Above all, the natural heart generally likes the praise of others, shrinks from collision, and loves to be thought charitable and liberal. The whole result is that a kind of broad religious “agnosticism” just suits an immense number of people, and specially suits young persons.

They are content to shovel aside all disputed points as rubbish, and if you charge them with indecision, they will tell you,—“I do not pretend to understand controversy; I decline to examine controverted points. I daresay it is all the same in the long run.”
Who does not know that such people swarm and abound everywhere? Now I do beseech all who read this paper to beware of this undecided state of mind in religion. It is a pestilence which walketh in darkness, and a destruction that killeth in noon-day.
It is a lazy, idle frame of soul, which, doubtless, saves men the trouble of thought and investigation; but it is a frame of soul for which there is no warrant in the Bible, nor yet in the Articles or Prayer-book of the Church of England.

For your own soul’s sake dare to make up your mind what you believe, and dare to have positive distinct views of truth and error. Never, never be afraid to hold decided doctrinal opinions.

And let no fear of man and no morbid dread of being thought party-spirited, narrow, or controversial, make you rest contented with a bloodless, boneless, tasteless, colourless, lukewarm, undogmatic Christianity.

Mark what I say. If you want to do good in these times, you must throw aside indecision, and take up a distinct, sharply-cut, doctrinal religion. If you believe little, those to whom you try to do good will believe nothing.

The victories of Christianity, wherever they have been won, have been won by distinct doctrinal theology:
  • by telling men roundly of Christ’s vicarious death and sacrifice
  • by showing them Christ’s substitution on the cross, and His precious blood
  • by teaching them justification by faith, and bidding them believe on a crucified Saviour
  • by preaching ruin by sin, redemption by Christ, regeneration by the Spirit
  • by lifting up the brazen serpent
  • by telling men to look and live,—to believe, repent, and be converted.
This,—this is the only teaching which for eighteen centuries God has honoured with success, and is honouring at the present day both at home and abroad.

Let the clever advocates of a broad and undogmatic theology,—the preachers of the Gospel of earnestness, and sincerity and cold morality,—let them, I say, show us at this day any English village or parish, or city, or town, or district, which has been evangelized without ‘dogma,’ by their principles.

They cannot do it, and they never will.
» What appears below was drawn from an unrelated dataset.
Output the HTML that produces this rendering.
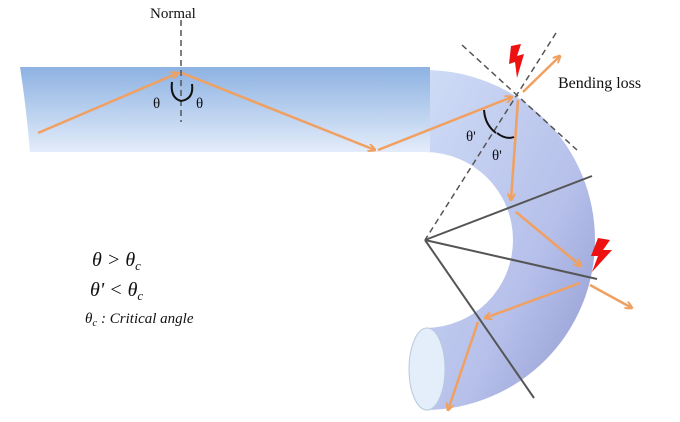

Christianity without distinct doctrine is a powerless thing. It may be beautiful to some minds, but it is childless and barren. There is no getting over facts. The good that is done in the earth may be comparatively small.

Evil may abound, and ignorant impatience may murmur, and cry out that Christianity has failed. But, depend on it, if we want to ‘do good’ and shake the world, we must fight with the old apostolic weapons, and stick to ‘dogma.’ No dogma, no fruits! No positive Evangelical doctrine, no evangelization!”

–J.C. Ryle, Holiness: Its Nature, Hindrances, Difficulties and Roots (London: William Hunt and Company, 1889), 416–419.